> _RAW DATA_:

[START]

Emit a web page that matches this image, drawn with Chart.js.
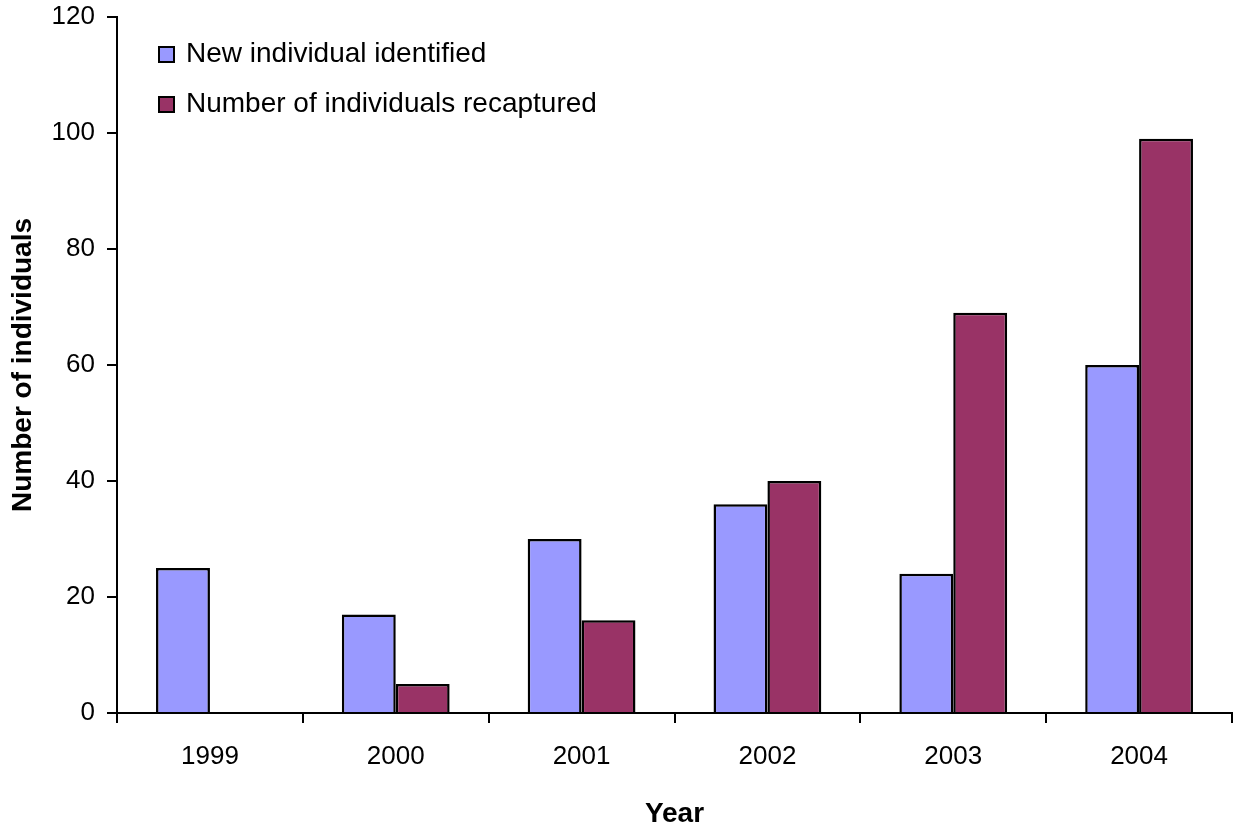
<!DOCTYPE html>
<html>
<head>
<meta charset="utf-8">
<script src="https://cdn.jsdelivr.net/npm/chart.js@4/dist/chart.umd.min.js"></script>
<style>
  html, body { margin: 0; padding: 0; background: #ffffff; }
  #wrap { width: 1233px; height: 825px; }
</style>
</head>
<body>
<div id="wrap"><canvas id="chart" width="1233" height="825"></canvas></div>
<script>
// Yearly counts of individuals
const years = ['1999', '2000', '2001', '2002', '2003', '2004'];
const newIdentified = [25, 17, 30, 36, 24, 60];
const recaptured = [0, 5, 16, 40, 69, 99];
const seriesNames = ['New individual identified', 'Number of individuals recaptured'];
const yTicks = [0, 20, 40, 60, 80, 100, 120];

const FONT = '"Liberation Sans", Arial, Helvetica, sans-serif';

// Legend drawn as a stacked list inside the plot area, top-left
const insideLegend = {
  id: 'insideLegend',
  afterDraw(chart) {
    const ctx = chart.ctx;
    const x0 = chart.chartArea.left + 42;
    const rows = [54, 104];
    ctx.save();
    chart.data.datasets.forEach((ds, i) => {
      const cy = rows[i];
      ctx.fillStyle = ds.backgroundColor;
      ctx.fillRect(x0, cy - 7, 15, 15);
      ctx.lineWidth = 2;
      ctx.strokeStyle = '#000000';
      ctx.strokeRect(x0, cy - 7, 15, 15);
      ctx.fillStyle = '#000000';
      ctx.font = '28px ' + FONT;
      ctx.textBaseline = 'middle';
      ctx.textAlign = 'left';
      ctx.fillText(ds.label, x0 + 27, cy);
    });
    ctx.restore();
  }
};

new Chart(document.getElementById('chart'), {
  type: 'bar',
  data: {
    labels: years,
    datasets: [
      {
        label: seriesNames[0],
        data: newIdentified,
        backgroundColor: '#9999FF',
        borderColor: '#000000',
        borderWidth: 2.5,
        barPercentage: 1,
        categoryPercentage: 0.58
      },
      {
        label: seriesNames[1],
        data: recaptured,
        backgroundColor: '#993366',
        borderColor: '#000000',
        borderWidth: 2.5,
        barPercentage: 1,
        categoryPercentage: 0.58
      }
    ]
  },
  options: {
    responsive: false,
    animation: false,
    devicePixelRatio: 1,
    layout: { padding: { top: 17, right: 1, bottom: 0, left: 0 } },
    plugins: {
      legend: { display: false },
      tooltip: { enabled: false }
    },
    scales: {
      x: {
        offset: true,
        grid: {
          offset: true,
          drawOnChartArea: false,
          drawTicks: true,
          tickLength: 10,
          color: '#000000',
          lineWidth: 2
        },
        border: { display: true, color: '#000000', width: 2 },
        ticks: {
          color: '#000000',
          font: { family: FONT, size: 26 },
          padding: 18,
          maxRotation: 0
        },
        title: {
          display: true,
          text: 'Year',
          color: '#000000',
          font: { family: FONT, size: 28, weight: 'bold', lineHeight: 0.8 },
          padding: { top: 0, bottom: 0 }
        },
        afterFit(axis) { axis.height = 112; }
      },
      y: {
        min: 0,
        max: 120,
        afterBuildTicks(axis) { axis.ticks = yTicks.map(v => ({ value: v })); },
        grid: {
          drawOnChartArea: false,
          drawTicks: true,
          tickLength: 10,
          color: '#000000',
          lineWidth: 2
        },
        border: { display: true, color: '#000000', width: 2 },
        ticks: {
          color: '#000000',
          font: { family: FONT, size: 26 },
          padding: 12
        },
        title: {
          display: true,
          text: 'Number of individuals',
          color: '#000000',
          font: { family: FONT, size: 28, weight: 'bold' },
          padding: { top: 6, bottom: 0 }
        },
        afterFit(axis) {
          axis.width = 117;
          axis.paddingTop = 0;
          axis.paddingBottom = 0;
        }
      }
    }
  },
  plugins: [insideLegend]
});
</script>
</body>
</html>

[END]

> _GIVEN REQUEST_: Return the listing above word for word, with the pictures removed.

> _RESULT OF THIS TASK_:
Emit a web page that matches this image, drawn with Chart.js.
<!DOCTYPE html>
<html>
<head>
<meta charset="utf-8">
<script src="https://cdn.jsdelivr.net/npm/chart.js@4/dist/chart.umd.min.js"></script>
<style>
  html, body { margin: 0; padding: 0; background: #ffffff; }
  #wrap { width: 1233px; height: 825px; }
</style>
</head>
<body>
<div id="wrap"><canvas id="chart" width="1233" height="825"></canvas></div>
<script>
// Yearly counts of individuals
const years = ['1999', '2000', '2001', '2002', '2003', '2004'];
const newIdentified = [25, 17, 30, 36, 24, 60];
const recaptured = [0, 5, 16, 40, 69, 99];
const seriesNames = ['New individual identified', 'Number of individuals recaptured'];
const yTicks = [0, 20, 40, 60, 80, 100, 120];

const FONT = '"Liberation Sans", Arial, Helvetica, sans-serif';

// Legend drawn as a stacked list inside the plot area, top-left
const insideLegend = {
  id: 'insideLegend',
  afterDraw(chart) {
    const ctx = chart.ctx;
    const x0 = chart.chartArea.left + 42;
    const rows = [54, 104];
    ctx.save();
    chart.data.datasets.forEach((ds, i) => {
      const cy = rows[i];
      ctx.fillStyle = ds.backgroundColor;
      ctx.fillRect(x0, cy - 7, 15, 15);
      ctx.lineWidth = 2;
      ctx.strokeStyle = '#000000';
      ctx.strokeRect(x0, cy - 7, 15, 15);
      ctx.fillStyle = '#000000';
      ctx.font = '28px ' + FONT;
      ctx.textBaseline = 'middle';
      ctx.textAlign = 'left';
      ctx.fillText(ds.label, x0 + 27, cy);
    });
    ctx.restore();
  }
};

new Chart(document.getElementById('chart'), {
  type: 'bar',
  data: {
    labels: years,
    datasets: [
      {
        label: seriesNames[0],
        data: newIdentified,
        backgroundColor: '#9999FF',
        borderColor: '#000000',
        borderWidth: 2.5,
        barPercentage: 1,
        categoryPercentage: 0.58
      },
      {
        label: seriesNames[1],
        data: recaptured,
        backgroundColor: '#993366',
        borderColor: '#000000',
        borderWidth: 2.5,
        barPercentage: 1,
        categoryPercentage: 0.58
      }
    ]
  },
  options: {
    responsive: false,
    animation: false,
    devicePixelRatio: 1,
    layout: { padding: { top: 17, right: 1, bottom: 0, left: 0 } },
    plugins: {
      legend: { display: false },
      tooltip: { enabled: false }
    },
    scales: {
      x: {
        offset: true,
        grid: {
          offset: true,
          drawOnChartArea: false,
          drawTicks: true,
          tickLength: 10,
          color: '#000000',
          lineWidth: 2
        },
        border: { display: true, color: '#000000', width: 2 },
        ticks: {
          color: '#000000',
          font: { family: FONT, size: 26 },
          padding: 18,
          maxRotation: 0
        },
        title: {
          display: true,
          text: 'Year',
          color: '#000000',
          font: { family: FONT, size: 28, weight: 'bold', lineHeight: 0.8 },
          padding: { top: 0, bottom: 0 }
        },
        afterFit(axis) { axis.height = 112; }
      },
      y: {
        min: 0,
        max: 120,
        afterBuildTicks(axis) { axis.ticks = yTicks.map(v => ({ value: v })); },
        grid: {
          drawOnChartArea: false,
          drawTicks: true,
          tickLength: 10,
          color: '#000000',
          lineWidth: 2
        },
        border: { display: true, color: '#000000', width: 2 },
        ticks: {
          color: '#000000',
          font: { family: FONT, size: 26 },
          padding: 12
        },
        title: {
          display: true,
          text: 'Number of individuals',
          color: '#000000',
          font: { family: FONT, size: 28, weight: 'bold' },
          padding: { top: 6, bottom: 0 }
        },
        afterFit(axis) {
          axis.width = 117;
          axis.paddingTop = 0;
          axis.paddingBottom = 0;
        }
      }
    }
  },
  plugins: [insideLegend]
});
</script>
</body>
</html>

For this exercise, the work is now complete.